The time has come when we need the people to put us right. We need their advice, we need their input, we need their instruction. We have been very bad at listening to their instructions for the past three years. It is time to go back to them for a further instruction in the form of a general election.
Motion
Perhaps I may help my noble friend. Why are we pretending that these are normal times? These are not normal times. Parliament has shown itself to be incompetent in dealing with the instruction that it was given three years ago and, down the other end, they cannot make up their minds. These are not normal times; we must find new ways to address them.
The noble Lord accused noble Lords on these Benches of hypocrisy. In reply, I want to say that the greatest act of guillotine to take place was the introduction of a Prorogation to avoid debate. That was a fundamental guillotine that flew in the face of our democracy. That is why people up and down the country feel affronted by it. I regret to say so, but the noble Lord is carrying on that affront with what is happening in this House tonight. The continuation of this nonsense is an affront to our democracy.

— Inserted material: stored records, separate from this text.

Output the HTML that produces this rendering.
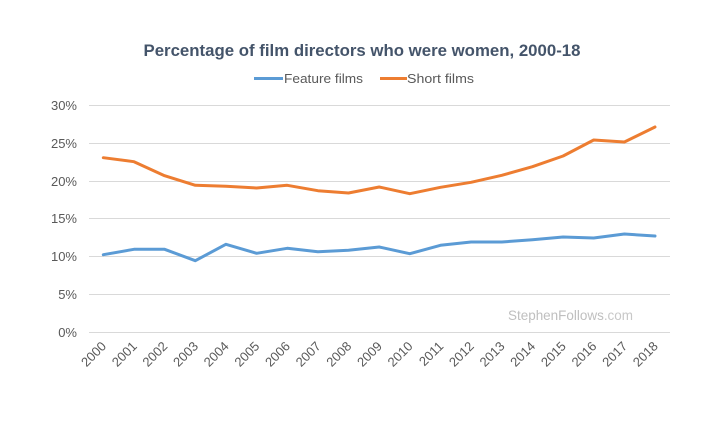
<!DOCTYPE html>
<html>
<head>
<meta charset="utf-8">
<style>
  html, body { margin:0; padding:0; background:#fff; }
  svg { display:block; }
  text { font-family: "Liberation Sans", "DejaVu Sans", sans-serif; }
</style>
</head>
<body>
<svg width="720" height="422" viewBox="0 0 720 422" xmlns="http://www.w3.org/2000/svg">
  <rect width="720" height="422" fill="#ffffff"/>
  <!-- Title -->
  <text x="362" y="56" text-anchor="middle" font-size="17" font-weight="bold" fill="#44546A" textLength="437" lengthAdjust="spacingAndGlyphs">Percentage of film directors who were women, 2000-18</text>
  <!-- Legend -->
  <line x1="254" y1="78.5" x2="283" y2="78.5" stroke="#5B9BD5" stroke-width="3"/>
  <text x="284" y="83" font-size="13" fill="#595959" textLength="79" lengthAdjust="spacingAndGlyphs">Feature films</text>
  <line x1="380" y1="78.5" x2="407" y2="78.5" stroke="#ED7D31" stroke-width="3"/>
  <text x="407" y="83" font-size="13" fill="#595959" textLength="67" lengthAdjust="spacingAndGlyphs">Short films</text>
  <!-- Gridlines -->
  <g stroke="#D9D9D9" stroke-width="1">
    <line x1="89" y1="105.5" x2="670" y2="105.5"/>
    <line x1="89" y1="143.5" x2="670" y2="143.5"/>
    <line x1="89" y1="181.5" x2="670" y2="181.5"/>
    <line x1="89" y1="218.5" x2="670" y2="218.5"/>
    <line x1="89" y1="256.5" x2="670" y2="256.5"/>
    <line x1="89" y1="294.5" x2="670" y2="294.5"/>
    <line x1="89" y1="332.5" x2="670" y2="332.5"/>
  </g>
  <!-- Y labels -->
  <g font-size="13" fill="#595959" text-anchor="end">
    <text x="77" y="110">30%</text>
    <text x="77" y="148">25%</text>
    <text x="77" y="186">20%</text>
    <text x="77" y="223">15%</text>
    <text x="77" y="261">10%</text>
    <text x="77" y="299">5%</text>
    <text x="77" y="337">0%</text>
  </g>
  <!-- Watermark -->
  <text x="508" y="320" font-size="14" fill="#BFBFBF" textLength="125" lengthAdjust="spacingAndGlyphs">StephenFollows<tspan fill="#C8C8C8">.com</tspan></text>
  <!-- Series -->
  <polyline fill="none" stroke="#ED7D31" stroke-width="3" stroke-linejoin="round" stroke-linecap="round"
    points="103.3,157.7 134,161.7 164.6,175.7 195.3,185.3 225.9,186.3 256.6,188 287.2,185.3 317.9,190.7 348.5,193 379.2,187 409.8,193.7 440.5,187.3 471.1,182.3 501.8,175.3 532.4,166.7 563.1,156 593.7,140 624.4,142 655,127"/>
  <polyline fill="none" stroke="#5B9BD5" stroke-width="3" stroke-linejoin="round" stroke-linecap="round"
    points="103.3,254.7 134,249.3 164.6,249.3 195.3,260.7 225.9,244.3 256.6,253.3 287.2,248.3 317.9,251.7 348.5,250.3 379.2,247 409.8,253.7 440.5,245.3 471.1,242 501.8,242 532.4,239.7 563.1,237 593.7,238 624.4,234 655,236"/>
  <!-- X labels -->
  <g font-size="13" fill="#595959" text-anchor="end">
    <text transform="translate(107,347) rotate(-45)">2000</text>
    <text transform="translate(137.7,347) rotate(-45)">2001</text>
    <text transform="translate(168.3,347) rotate(-45)">2002</text>
    <text transform="translate(199,347) rotate(-45)">2003</text>
    <text transform="translate(229.6,347) rotate(-45)">2004</text>
    <text transform="translate(260.3,347) rotate(-45)">2005</text>
    <text transform="translate(290.9,347) rotate(-45)">2006</text>
    <text transform="translate(321.6,347) rotate(-45)">2007</text>
    <text transform="translate(352.2,347) rotate(-45)">2008</text>
    <text transform="translate(382.9,347) rotate(-45)">2009</text>
    <text transform="translate(413.5,347) rotate(-45)">2010</text>
    <text transform="translate(444.2,347) rotate(-45)">2011</text>
    <text transform="translate(474.8,347) rotate(-45)">2012</text>
    <text transform="translate(505.5,347) rotate(-45)">2013</text>
    <text transform="translate(536.1,347) rotate(-45)">2014</text>
    <text transform="translate(566.8,347) rotate(-45)">2015</text>
    <text transform="translate(597.4,347) rotate(-45)">2016</text>
    <text transform="translate(628.1,347) rotate(-45)">2017</text>
    <text transform="translate(658.7,347) rotate(-45)">2018</text>
  </g>
</svg>
</body>
</html>
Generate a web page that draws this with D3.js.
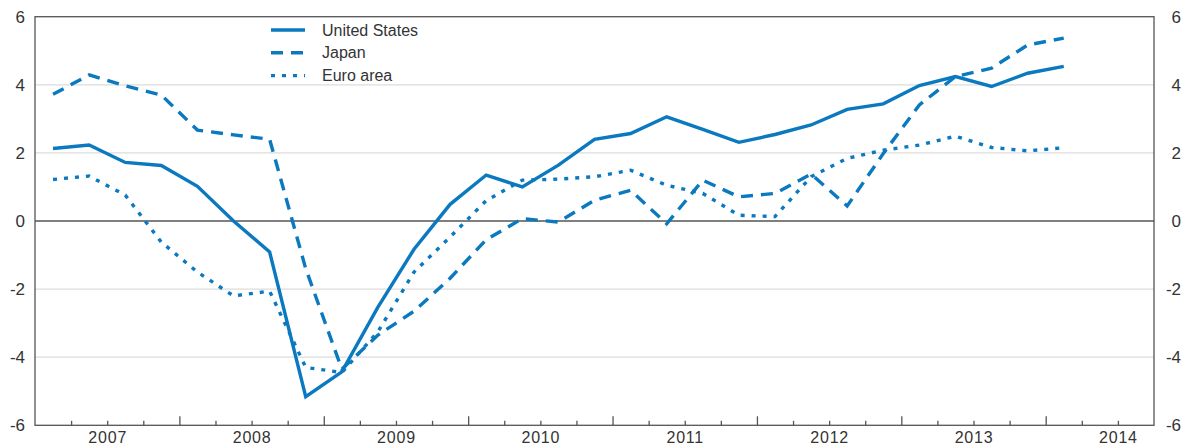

May I try to lower the temperature a little and smooth these choppy waters? I came into the House during the time of the coalition Government. I saw everything that I needed to know about filibustering from the Labour Benches when they tried to oppose so much of the then coalition Government’s constitutional programme. From an outside perspective, it appears that the general public look at us as Tweedledum and Tweedledumber. Can we back away from the idea that all fault lies on one side or the other and listen to my noble friend’s wise words?
I am not sure that my noble friend Lord Dobbs was defending my noble friend Lord True. I think he was saying that the Labour Party has filibustered in the past, so its Members cannot grumble tonight about my noble friend filibustering; that is what he seemed to be saying. My noble friend has a very good degree from Cambridge—not everyone is perfect—so perhaps he can explain this to us: if this is not a filibuster, what is?